CHALLENGE:
An exact copy of all the data is required, with pictures left out.

SUPPLIED INFORMATION:
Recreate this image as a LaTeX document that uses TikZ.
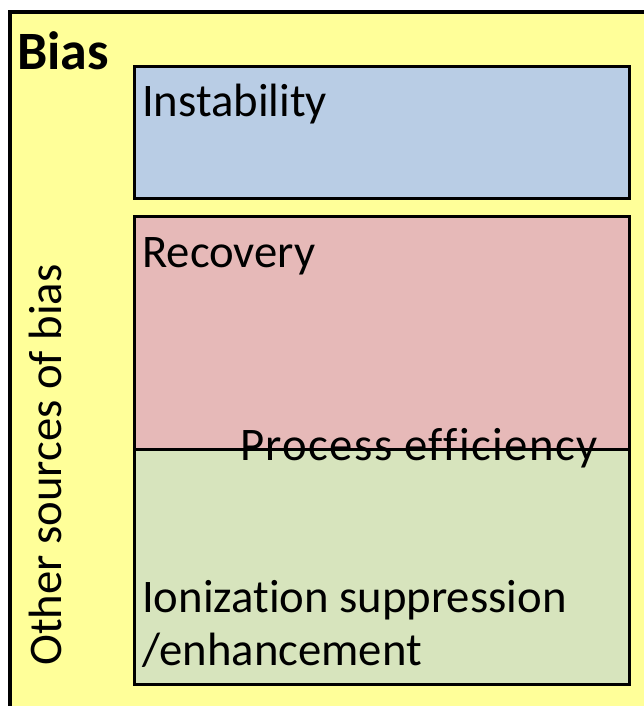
\documentclass[tikz,border=0pt]{standalone}
\usepackage{fontspec}
\setmainfont[Ligatures=NoCommon]{Carlito}
\definecolor{biasyellow}{HTML}{FFFF99}
\definecolor{instblue}{HTML}{B9CDE5}
\definecolor{recred}{HTML}{E6B9B8}
\definecolor{iongreen}{HTML}{D7E4BD}
\begin{document}
\begin{tikzpicture}[x=1pt, y=-1pt, every node/.style={inner sep=0pt, anchor=base west, font=\fontsize{46.7}{50}\selectfont}]
\useasboundingbox (0,0) rectangle (644,706);
\clip (0,0) rectangle (644,706);
% BIAS
\draw[line width=3.2pt, fill=biasyellow] (10,12) rectangle (660,720);
\node[font=\fontsize{54}{58}\selectfont\bfseries] (bias) at (17,70) {Bias};
\node[rotate=90, anchor=center] (other) at (45,465) {Other sources of bias};
% LANGELIAI
\begin{scope}[line width=3pt]
  \draw[fill=instblue] (134,67) rectangle (629,198);
  \draw[fill=recred] (134,216) rectangle (629,449);
  \draw[fill=iongreen] (134,449) rectangle (629,684);
\end{scope}
\node (inst) at (142,117) {Instability};
\node (rec) at (142,267) {Recovery};
\node[font=\fontsize{46.7}{50}\selectfont\addfontfeatures{LetterSpace=3}] (proc) at (240,460) {Process efficiency};
\node (ion) at (142,612) {Ionization suppression};
\node (enh) at (142,665) {/enhancement};
\end{tikzpicture}
\end{document}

SOLUTION TO THIS PROBLEM:
Recreate this image as a LaTeX document that uses TikZ.
\documentclass[tikz,border=0pt]{standalone}
\usepackage{fontspec}
\setmainfont[Ligatures=NoCommon]{Carlito}
\definecolor{biasyellow}{HTML}{FFFF99}
\definecolor{instblue}{HTML}{B9CDE5}
\definecolor{recred}{HTML}{E6B9B8}
\definecolor{iongreen}{HTML}{D7E4BD}
\begin{document}
\begin{tikzpicture}[x=1pt, y=-1pt, every node/.style={inner sep=0pt, anchor=base west, font=\fontsize{46.7}{50}\selectfont}]
\useasboundingbox (0,0) rectangle (644,706);
\clip (0,0) rectangle (644,706);
% BIAS
\draw[line width=3.2pt, fill=biasyellow] (10,12) rectangle (660,720);
\node[font=\fontsize{54}{58}\selectfont\bfseries] (bias) at (17,70) {Bias};
\node[rotate=90, anchor=center] (other) at (45,465) {Other sources of bias};
% LANGELIAI
\begin{scope}[line width=3pt]
  \draw[fill=instblue] (134,67) rectangle (629,198);
  \draw[fill=recred] (134,216) rectangle (629,449);
  \draw[fill=iongreen] (134,449) rectangle (629,684);
\end{scope}
\node (inst) at (142,117) {Instability};
\node (rec) at (142,267) {Recovery};
\node[font=\fontsize{46.7}{50}\selectfont\addfontfeatures{LetterSpace=3}] (proc) at (240,460) {Process efficiency};
\node (ion) at (142,612) {Ionization suppression};
\node (enh) at (142,665) {/enhancement};
\end{tikzpicture}
\end{document}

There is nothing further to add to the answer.